Search code examples
python-3.xoptimizationvectorization

Pairwise product on a Python List (or numpy array)


I have a list of numbers (floats) (with the list size typically being greater than 20k) and need to find the pairwise product of each of those. For example if I have 10 numbers, I need an output of 45 numbers in a list with the output being these 45 numbers. A nested for loop in Python is extremely slow. Is there any way for me parallelize these calculations, given that the operation is simple product.

a =np.random.random(100)
c = []
i = 0
for num in range(0,len(a)):
    for num2 in range(0,len(a)):      
        if num2 > num:
            c.append(a[num]*a[num2])

Solution

  • Accessing value of Numpy array is slow (because each access does a C call with many internal checks and internal function sub-calls).

    One way to speed this up is to convert the Numpy array to a list, but this is still far from being optimal since the code is generally interpreted using CPython.

    A faster approach is to use vectorized calls so to avoid any loops and just do few Numpy calls.
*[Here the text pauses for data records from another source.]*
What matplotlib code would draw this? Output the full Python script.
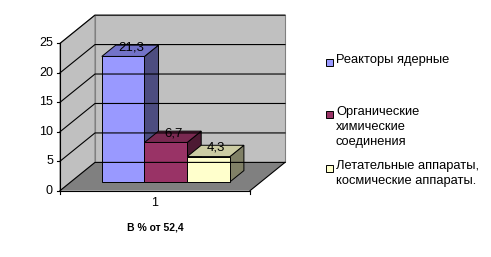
import matplotlib
matplotlib.use('Agg')
import matplotlib.pyplot as plt
from matplotlib.patches import Polygon, Rectangle

# data
series = ['Реакторы ядерные',
          'Органические\nхимические\nсоединения',
          'Летательные аппараты,\nкосмические аппараты.']
values = [21.3, 6.7, 4.3]
value_labels = ['21,3', '6,7', '4,3']
category = '1'
axis_title = 'В % от 52,4'
yticks = [0, 5, 10, 15, 20, 25]

face_colors = ['#9999FF', '#993366', '#FFFFCC']
top_colors = ['#7373C8', '#7A2951', '#CCCCA3']
side_colors = ['#4D4D80', '#4D1A33', '#808066']

plt.rcParams['font.family'] = ['Liberation Sans', 'DejaVu Sans']

# frame geometry (pixels)
X0, X1 = 60, 250          # front plane x range
Y0 = 190.7                # front plane y of value 0
KY = 147.3 / 25           # pixels per unit
DX, DY = 35, -28.3        # depth offset
BAR_W = 42.7
D0, D1 = 0.31, 0.71       # bar depth range


def proj(x, v, d):
    return (x + DX * d, Y0 - v * KY + DY * d)


fig = plt.figure(figsize=(4.91, 2.57), dpi=100)
ax = fig.add_axes([0, 0, 1, 1])
ax.set_xlim(0, 491)
ax.set_ylim(257, 0)
ax.axis('off')

vmax = yticks[-1]
# walls and floor
back = [proj(X0, 0, 1), proj(X1, 0, 1), proj(X1, vmax, 1), proj(X0, vmax, 1)]
ax.add_patch(Polygon(back, closed=True, fc='#C0C0C0', ec='#808080', lw=0.8))
side = [proj(X0, 0, 0), proj(X0, 0, 1), proj(X0, vmax, 1), proj(X0, vmax, 0)]
ax.add_patch(Polygon(side, closed=True, fc='#C0C0C0', ec='#808080', lw=0.8))
floor = [proj(X0, 0, 0), proj(X1, 0, 0), proj(X1, 0, 1), proj(X0, 0, 1)]
ax.add_patch(Polygon(floor, closed=True, fc='#808080', ec='none'))

# gridlines
for t in yticks:
    a, b, c = proj(X0, t, 0), proj(X0, t, 1), proj(X1, t, 1)
    ax.plot([a[0], b[0], c[0]], [a[1], b[1], c[1]], color='black', lw=0.8)
fr, br = proj(X1, 0, 0), proj(X1, 0, 1)
ax.plot([fr[0], br[0]], [fr[1], br[1]], color='black', lw=0.8)

# axes
ax.plot([X0, X0], [Y0, Y0 - vmax * KY], color='black', lw=0.8)
ax.plot([X0, X1], [Y0, Y0], color='black', lw=0.8)
for t in yticks:
    y = Y0 - t * KY
    ax.plot([X0 - 3, X0], [y, y], color='black', lw=0.8)
    ax.text(X0 - 7, y, str(t), ha='right', va='center', fontsize=9)
for x in (X0, X1):
    ax.plot([x, x], [Y0, Y0 + 3], color='black', lw=0.8)

# bars
center = (X0 + X1) / 2
n = len(values)
for i, v in enumerate(values):
    l = center + (i - n / 2) * BAR_W
    r = l + BAR_W
    front = [proj(l, 0, D0), proj(r, 0, D0), proj(r, v, D0), proj(l, v, D0)]
    top = [proj(l, v, D0), proj(r, v, D0), proj(r, v, D1), proj(l, v, D1)]
    rside = [proj(r, 0, D0), proj(r, 0, D1), proj(r, v, D1), proj(r, v, D0)]
    ax.add_patch(Polygon(rside, closed=True, fc=side_colors[i], ec='black', lw=0.7))
    ax.add_patch(Polygon(front, closed=True, fc=face_colors[i], ec='black', lw=0.7))
    ax.add_patch(Polygon(top, closed=True, fc=top_colors[i], ec='black', lw=0.7))
    lx, ly = proj((l + r) / 2, v, 0.5)
    ax.text(lx + 1, ly - 4, value_labels[i], ha='center', va='center', fontsize=9.5)

ax.text(center, 203, category, ha='center', va='center', fontsize=9)
ax.text(center, 228, axis_title, ha='center', va='center', fontsize=7.5,
        fontweight='bold')

# legend
leg_y = [62, 114, 168]
for i, name in enumerate(series):
    ax.add_patch(Rectangle((326, leg_y[i] - 3.5), 7, 7, fc=face_colors[i],
                           ec='black', lw=0.7))
    ax.text(336, leg_y[i] - 7.5, name, ha='left', va='top', fontsize=9.3,
            linespacing=1.3)

fig.savefig('out.png', dpi=100)
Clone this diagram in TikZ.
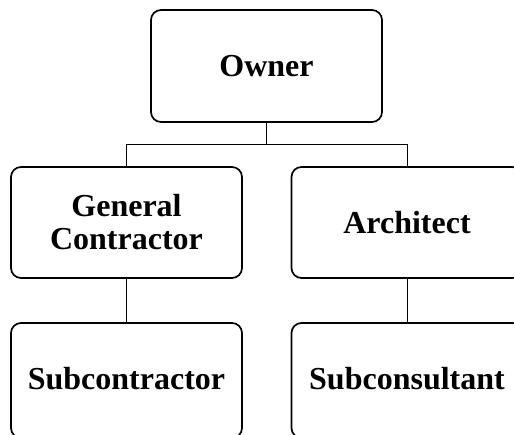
\documentclass[tikz,border=0pt]{standalone}
\usepackage{fontspec}
\setmainfont{Liberation Serif}
\begin{document}
\begin{tikzpicture}[x=1pt,y=-1pt,
  box/.style={draw=black, line width=1.7pt, rounded corners=10pt, minimum width=231pt, minimum height=111pt, inner sep=0pt, align=center, font=\fontsize{32}{33}\selectfont\bfseries},
  bottombox/.style={box, minimum height=115pt, text depth=4pt},
  link/.style={draw=black, line width=0.9pt}]
\useasboundingbox (0,0) rectangle (514,434);
\node[box, minimum height=112pt] (owner) at (266.5,66) {Owner};
\node[box] (gc) at (126.5,222.5) {General\\Contractor};
\node[box] (arch) at (407,222.5) {Architect};
\node[bottombox] (sub) at (126.5,380.5) {Subcontractor};
\node[bottombox] (subc) at (407,380.5) {Subconsultant};
\coordinate (jl) at (126.5,144);
\coordinate (jr) at (407,144);
\draw[link] (owner.south) -- (owner.south |- jl);
\draw[link] (gc.north) -- (jl) -- (jr) -- (arch.north);
\draw[link] (gc.south) -- (sub.north);
\draw[link] (arch.south) -- (subc.north);
\end{tikzpicture}
\end{document}
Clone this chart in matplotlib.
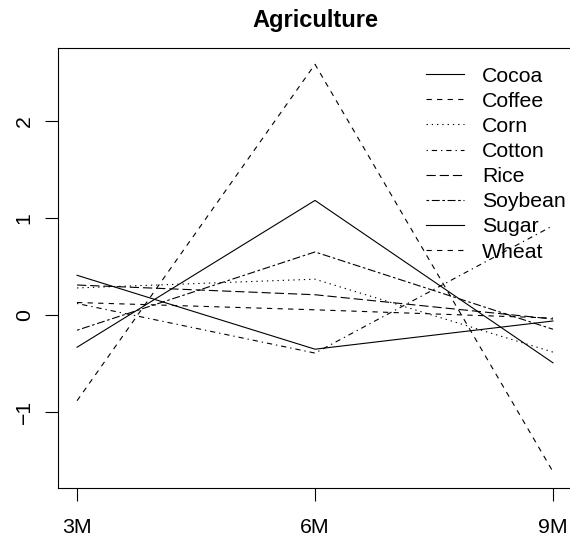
import numpy as np
import matplotlib.pyplot as plt

plt.rcParams['font.family'] = ['Liberation Sans', 'DejaVu Sans']
plt.rcParams['lines.scale_dashes'] = False

horizons = ['3M', '6M', '9M']
commodities = ['Cocoa', 'Coffee', 'Corn', 'Cotton', 'Rice', 'Soybean', 'Sugar', 'Wheat']

cocoa = [-0.33, 1.18, -0.49]
coffee = [-0.88, 2.58, -1.61]
corn = [0.28, 0.37, -0.38]
cotton = [0.12, -0.39, 0.92]
rice = [0.31, 0.21, -0.04]
soybean = [-0.155, 0.65, -0.145]
sugar = [0.41, -0.35, -0.06]
wheat = [0.13, 0.055, -0.03]

series = [cocoa, coffee, corn, cotton, rice, soybean, sugar, wheat]

# R-style line types: solid, dashed, dotted, dotdash, longdash, twodash (recycled)
u = 0.95
lty = [None, (0, (4 * u, 4 * u)), (0, (1 * u, 3 * u)), (0, (1 * u, 3 * u, 4 * u, 3 * u)),
       (0, (7 * u, 3 * u)), (0, (2 * u, 2 * u, 6 * u, 2 * u))]

fig = plt.figure(figsize=(5.70, 5.39), dpi=100)
ax = fig.add_axes([58 / 570, 51 / 539, 514 / 570, 440 / 539])

x = np.arange(1, len(horizons) + 1)
for i, (name, vals) in enumerate(zip(commodities, series)):
    ls = lty[i % len(lty)]
    ax.plot(x, vals, color='black', lw=0.8, label=name,
            linestyle='-' if ls is None else ls)

# 4% padding on both axes, like base R
allv = np.concatenate([np.array(s) for s in series])
ymin, ymax = allv.min(), allv.max()
pad = 0.04 * (ymax - ymin)
ax.set_ylim(ymin - pad, ymax + pad)
ax.set_xlim(1 - 0.08, 3 + 0.08)

fs = 15.3
ax.set_xticks(x)
ax.set_xticklabels(horizons, fontsize=fs)
ax.set_yticks([-1, 0, 1, 2])
ax.set_yticklabels(['−1', '0', '1', '2'], fontsize=fs, rotation=90, va='center')
ax.tick_params(axis='x', length=9.4, width=0.8, pad=12.5)
ax.tick_params(axis='y', length=9.4, width=0.8, pad=8)
for sp in ax.spines.values():
    sp.set_linewidth(0.8)

ax.set_title('Agriculture', fontsize=17, fontweight='bold', pad=15)

ax.legend(loc='upper left', bbox_to_anchor=(426 / 570, 1 - 66.5 / 539),
          bbox_transform=fig.transFigure, frameon=False, fontsize=fs,
          handlelength=1.8, handletextpad=0.84, labelspacing=0.29,
          borderaxespad=0, borderpad=0)

fig.savefig('out.png', dpi=100)
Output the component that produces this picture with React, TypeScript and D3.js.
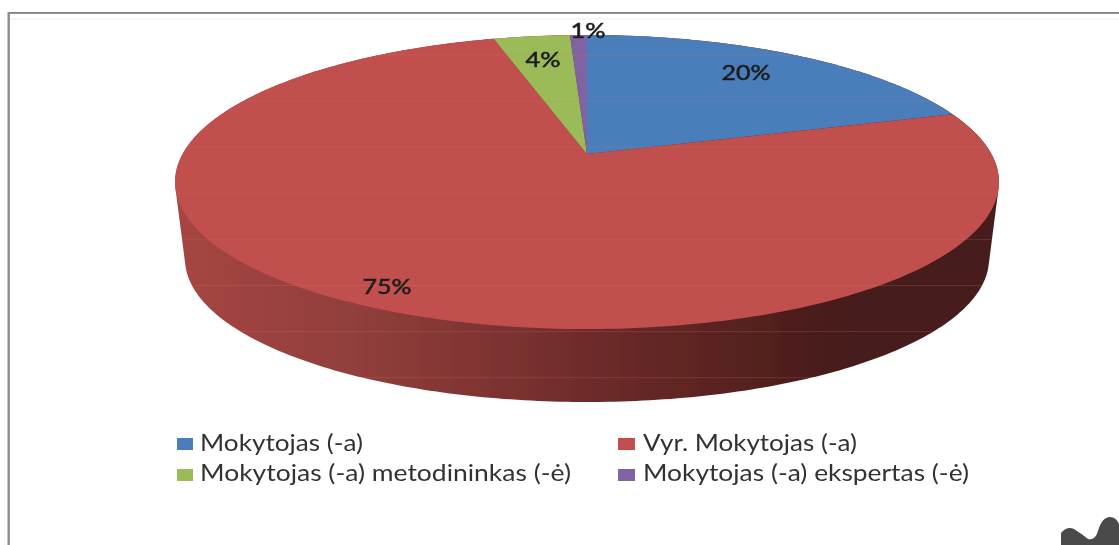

Here is a fully vectorized approach:

    x, y = np.meshgrid(a, a)
    product = x * y
    mask = np.triu(np.full((a.size, a.size), True), 1)
    result = product[mask]
    

    This is 18 times faster on my machine (1.33 ms VS 73 µs). Note that the mask can be precomputed once in a loop (resulting in a nearly twice faster code).

    If this is still not enough, then please consider using Cython or Numba. Note they can also help to reduce the memory footprint since there is no need to create the temporary matrices.